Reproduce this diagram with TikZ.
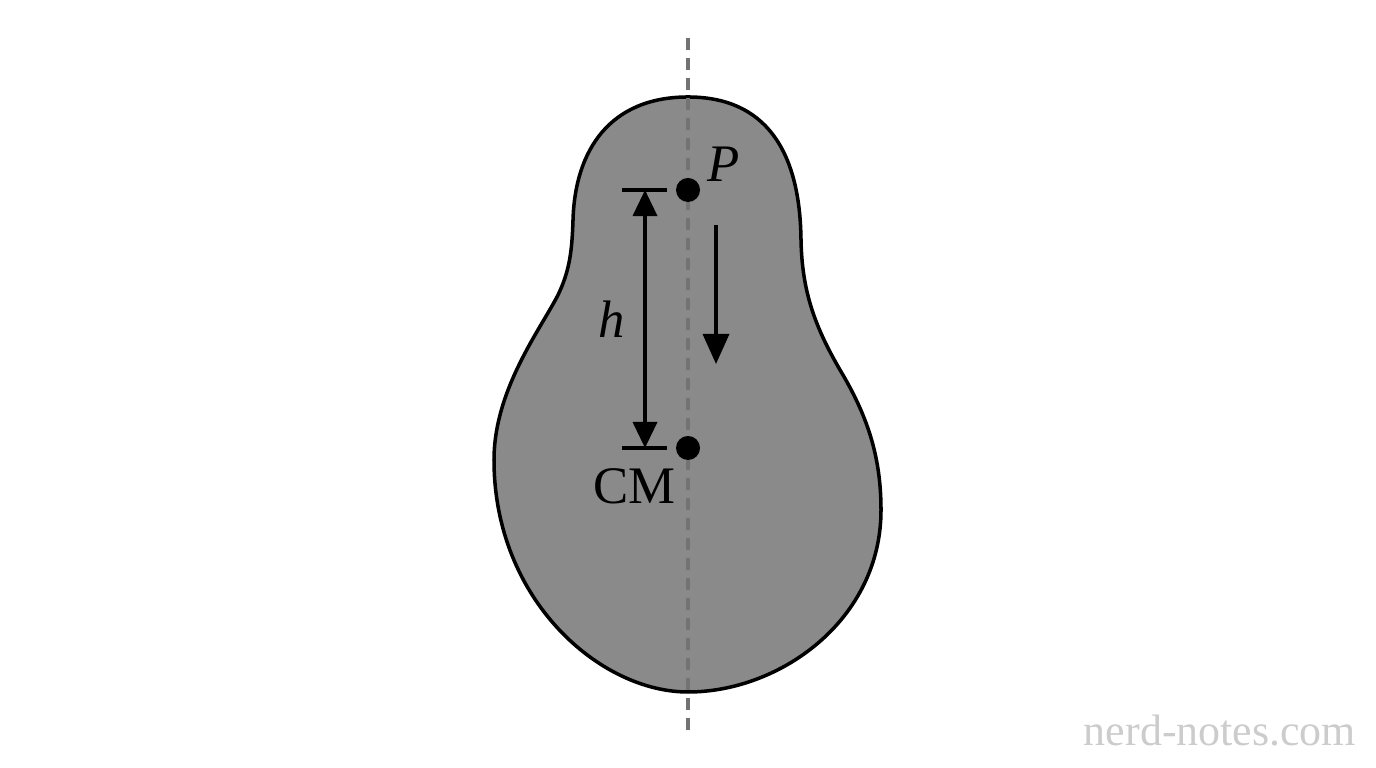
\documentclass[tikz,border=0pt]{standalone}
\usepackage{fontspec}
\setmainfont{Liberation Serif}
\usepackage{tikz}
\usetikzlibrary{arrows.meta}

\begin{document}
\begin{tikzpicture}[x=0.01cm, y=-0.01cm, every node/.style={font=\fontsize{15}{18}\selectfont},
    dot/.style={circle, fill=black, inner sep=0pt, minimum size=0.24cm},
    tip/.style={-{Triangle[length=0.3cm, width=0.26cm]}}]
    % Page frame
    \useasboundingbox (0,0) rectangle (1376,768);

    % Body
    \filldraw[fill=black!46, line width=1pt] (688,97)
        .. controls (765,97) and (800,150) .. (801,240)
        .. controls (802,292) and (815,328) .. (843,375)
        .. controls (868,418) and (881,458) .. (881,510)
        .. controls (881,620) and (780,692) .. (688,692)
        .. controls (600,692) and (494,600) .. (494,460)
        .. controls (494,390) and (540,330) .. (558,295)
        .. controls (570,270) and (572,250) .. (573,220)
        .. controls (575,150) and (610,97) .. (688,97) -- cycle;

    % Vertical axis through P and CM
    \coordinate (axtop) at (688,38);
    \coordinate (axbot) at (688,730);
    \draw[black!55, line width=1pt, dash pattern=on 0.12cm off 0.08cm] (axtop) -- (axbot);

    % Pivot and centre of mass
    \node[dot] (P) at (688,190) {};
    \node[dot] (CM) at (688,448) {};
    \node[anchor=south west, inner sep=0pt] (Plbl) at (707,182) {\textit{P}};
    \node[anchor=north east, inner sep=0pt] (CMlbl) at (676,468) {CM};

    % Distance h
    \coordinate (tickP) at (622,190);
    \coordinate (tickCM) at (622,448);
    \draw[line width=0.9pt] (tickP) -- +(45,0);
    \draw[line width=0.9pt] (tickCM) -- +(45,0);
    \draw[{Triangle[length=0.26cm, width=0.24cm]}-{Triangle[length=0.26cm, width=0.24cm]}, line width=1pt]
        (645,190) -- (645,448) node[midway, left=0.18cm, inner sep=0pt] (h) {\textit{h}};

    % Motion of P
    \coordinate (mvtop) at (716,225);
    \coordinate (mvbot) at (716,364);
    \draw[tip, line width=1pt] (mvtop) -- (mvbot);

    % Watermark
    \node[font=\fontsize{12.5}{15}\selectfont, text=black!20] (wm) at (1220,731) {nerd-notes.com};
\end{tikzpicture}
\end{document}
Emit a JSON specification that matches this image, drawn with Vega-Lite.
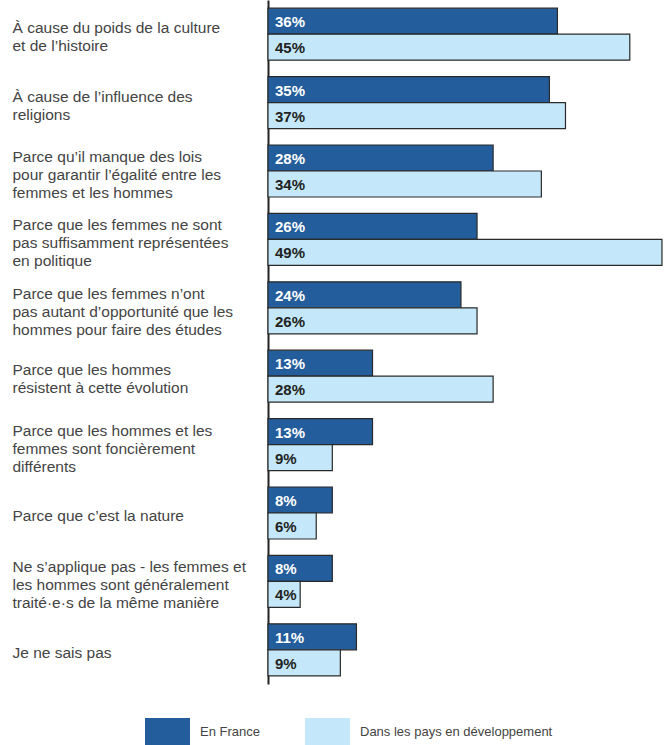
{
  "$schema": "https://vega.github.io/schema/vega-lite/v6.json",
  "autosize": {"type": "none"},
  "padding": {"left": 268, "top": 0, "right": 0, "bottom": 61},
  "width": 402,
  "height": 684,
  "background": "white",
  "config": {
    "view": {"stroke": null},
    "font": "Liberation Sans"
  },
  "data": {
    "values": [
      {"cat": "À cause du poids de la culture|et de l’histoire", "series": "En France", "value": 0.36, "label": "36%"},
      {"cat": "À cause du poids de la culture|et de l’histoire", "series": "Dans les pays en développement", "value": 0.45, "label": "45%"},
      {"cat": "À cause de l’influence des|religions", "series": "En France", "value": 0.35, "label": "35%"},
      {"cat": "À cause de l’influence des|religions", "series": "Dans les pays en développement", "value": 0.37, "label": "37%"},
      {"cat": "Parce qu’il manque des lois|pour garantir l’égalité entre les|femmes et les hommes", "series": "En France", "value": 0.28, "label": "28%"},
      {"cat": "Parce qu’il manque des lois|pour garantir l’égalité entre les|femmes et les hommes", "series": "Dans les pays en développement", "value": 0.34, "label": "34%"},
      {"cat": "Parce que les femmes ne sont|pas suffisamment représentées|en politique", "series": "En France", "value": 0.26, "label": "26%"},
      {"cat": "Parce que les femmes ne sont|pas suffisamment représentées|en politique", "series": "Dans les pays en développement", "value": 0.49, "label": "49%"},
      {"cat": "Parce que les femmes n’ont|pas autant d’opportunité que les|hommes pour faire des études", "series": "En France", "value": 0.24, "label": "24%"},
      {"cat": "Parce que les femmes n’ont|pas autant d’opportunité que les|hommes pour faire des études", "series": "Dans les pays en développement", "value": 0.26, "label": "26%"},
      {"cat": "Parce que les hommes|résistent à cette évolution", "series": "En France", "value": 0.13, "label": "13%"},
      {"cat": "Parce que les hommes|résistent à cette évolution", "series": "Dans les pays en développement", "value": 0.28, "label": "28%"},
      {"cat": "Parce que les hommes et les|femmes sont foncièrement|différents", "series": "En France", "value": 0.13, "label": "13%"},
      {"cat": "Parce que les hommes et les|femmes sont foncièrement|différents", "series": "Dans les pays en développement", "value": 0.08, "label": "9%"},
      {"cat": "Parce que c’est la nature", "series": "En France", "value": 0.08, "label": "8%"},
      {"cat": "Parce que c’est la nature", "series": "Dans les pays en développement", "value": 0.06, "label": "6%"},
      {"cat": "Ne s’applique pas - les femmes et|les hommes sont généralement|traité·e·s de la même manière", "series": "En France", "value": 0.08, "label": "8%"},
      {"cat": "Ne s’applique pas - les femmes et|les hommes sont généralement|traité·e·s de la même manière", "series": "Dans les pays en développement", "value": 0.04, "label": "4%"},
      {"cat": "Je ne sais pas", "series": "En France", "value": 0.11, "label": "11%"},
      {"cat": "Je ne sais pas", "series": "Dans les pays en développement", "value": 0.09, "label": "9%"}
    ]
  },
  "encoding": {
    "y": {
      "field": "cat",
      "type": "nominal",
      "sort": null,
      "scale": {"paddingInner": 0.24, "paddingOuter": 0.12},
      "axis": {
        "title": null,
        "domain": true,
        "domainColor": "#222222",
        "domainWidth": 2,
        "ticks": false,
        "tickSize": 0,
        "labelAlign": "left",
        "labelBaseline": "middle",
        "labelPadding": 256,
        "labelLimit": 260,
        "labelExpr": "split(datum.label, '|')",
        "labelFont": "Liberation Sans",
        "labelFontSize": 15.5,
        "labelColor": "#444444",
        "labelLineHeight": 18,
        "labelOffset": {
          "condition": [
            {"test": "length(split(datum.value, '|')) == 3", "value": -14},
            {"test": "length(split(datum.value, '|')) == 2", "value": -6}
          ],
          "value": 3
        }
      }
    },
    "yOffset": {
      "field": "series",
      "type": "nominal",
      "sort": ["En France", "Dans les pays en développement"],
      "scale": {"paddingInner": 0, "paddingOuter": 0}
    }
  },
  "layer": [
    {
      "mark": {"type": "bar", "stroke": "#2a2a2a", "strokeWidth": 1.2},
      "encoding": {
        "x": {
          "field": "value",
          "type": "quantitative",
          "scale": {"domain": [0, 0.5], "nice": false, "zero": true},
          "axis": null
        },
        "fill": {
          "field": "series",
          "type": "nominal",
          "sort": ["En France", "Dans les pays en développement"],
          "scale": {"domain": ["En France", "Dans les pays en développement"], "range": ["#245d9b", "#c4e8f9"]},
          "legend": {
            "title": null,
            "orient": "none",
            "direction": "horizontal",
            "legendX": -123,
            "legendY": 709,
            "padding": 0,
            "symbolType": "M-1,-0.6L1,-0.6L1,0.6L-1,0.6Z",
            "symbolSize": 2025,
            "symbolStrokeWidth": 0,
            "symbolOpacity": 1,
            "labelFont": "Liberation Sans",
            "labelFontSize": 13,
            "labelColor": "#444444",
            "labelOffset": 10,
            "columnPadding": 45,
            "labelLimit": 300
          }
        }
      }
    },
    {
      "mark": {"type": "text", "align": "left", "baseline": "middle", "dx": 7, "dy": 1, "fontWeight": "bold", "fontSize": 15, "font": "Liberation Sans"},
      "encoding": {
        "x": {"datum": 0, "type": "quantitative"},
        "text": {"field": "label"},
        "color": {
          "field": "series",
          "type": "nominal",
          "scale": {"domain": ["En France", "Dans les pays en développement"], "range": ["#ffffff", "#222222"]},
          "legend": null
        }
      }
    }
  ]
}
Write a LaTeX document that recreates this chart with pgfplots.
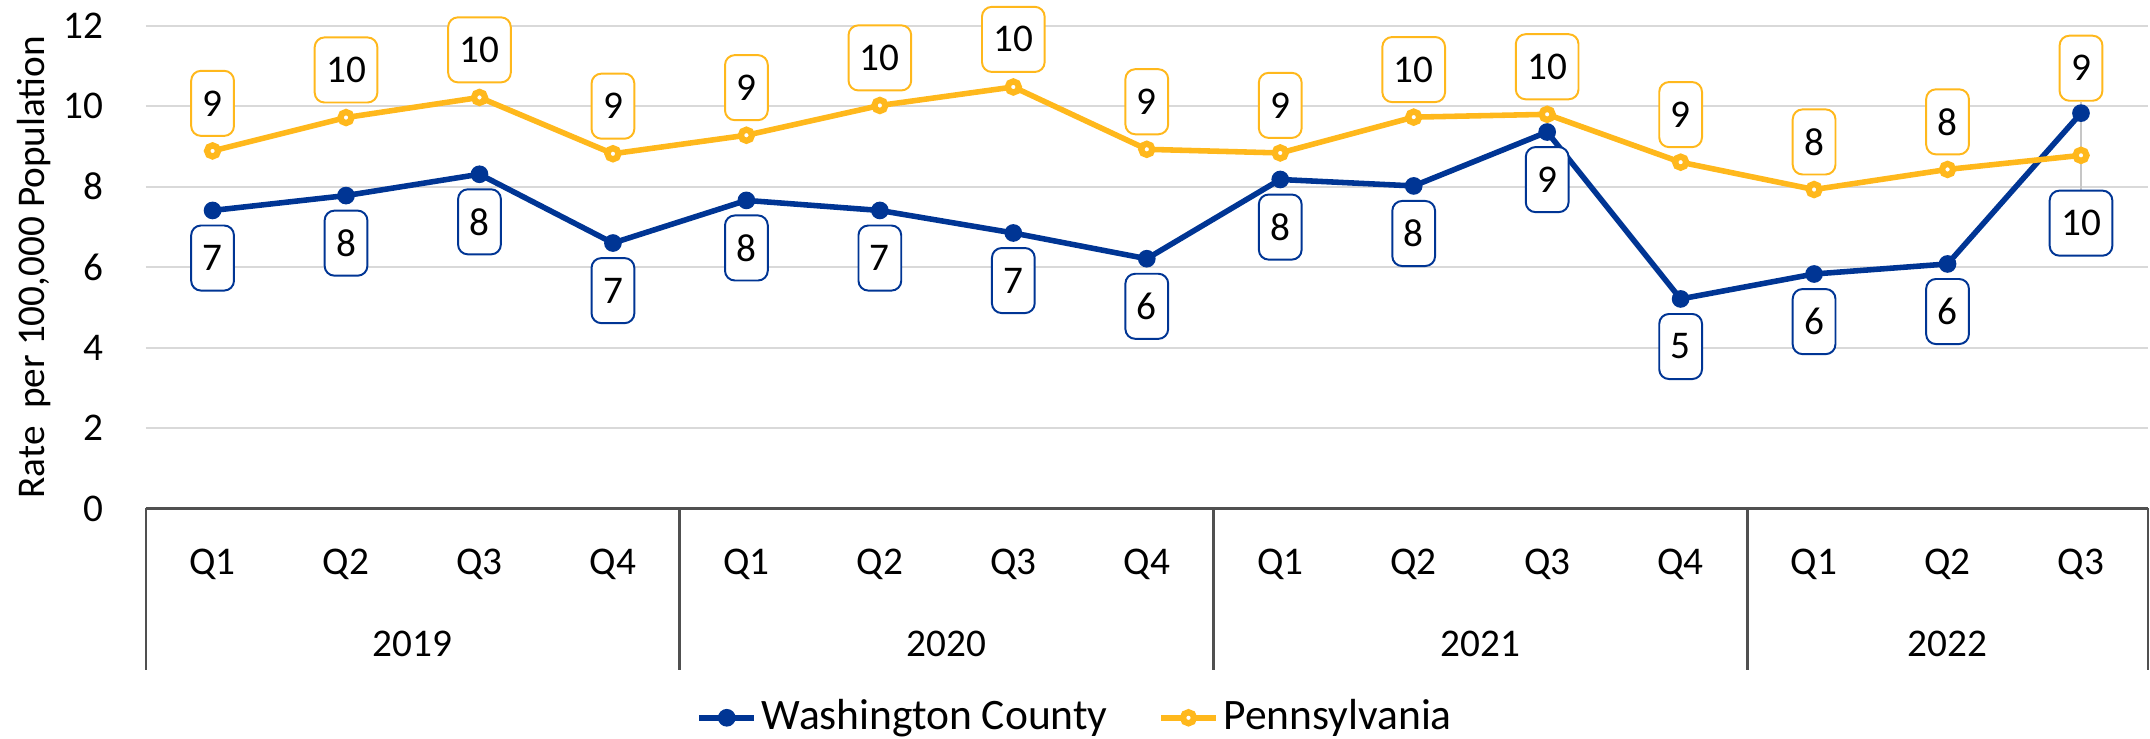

*****

> [Given request]:
Set down word for word the lines from the first entry through the line with "(0,0) rectangle (1376,768);", both included, omitting pictures.

> [Problem solution]:
Reproduce this diagram with TikZ.
\documentclass[tikz,border=0pt]{standalone}
\usepackage{fontspec}
\setmainfont{Liberation Serif}
\usepackage{tikz}
\usetikzlibrary{arrows.meta}

\begin{document}
\begin{tikzpicture}[x=0.01cm, y=-0.01cm, every node/.style={font=\fontsize{15}{18}\selectfont},
    dot/.style={circle, fill=black, inner sep=0pt, minimum size=0.24cm},
    tip/.style={-{Triangle[length=0.3cm, width=0.26cm]}}]
    % Page frame
    \useasboundingbox (0,0) rectangle (1376,768);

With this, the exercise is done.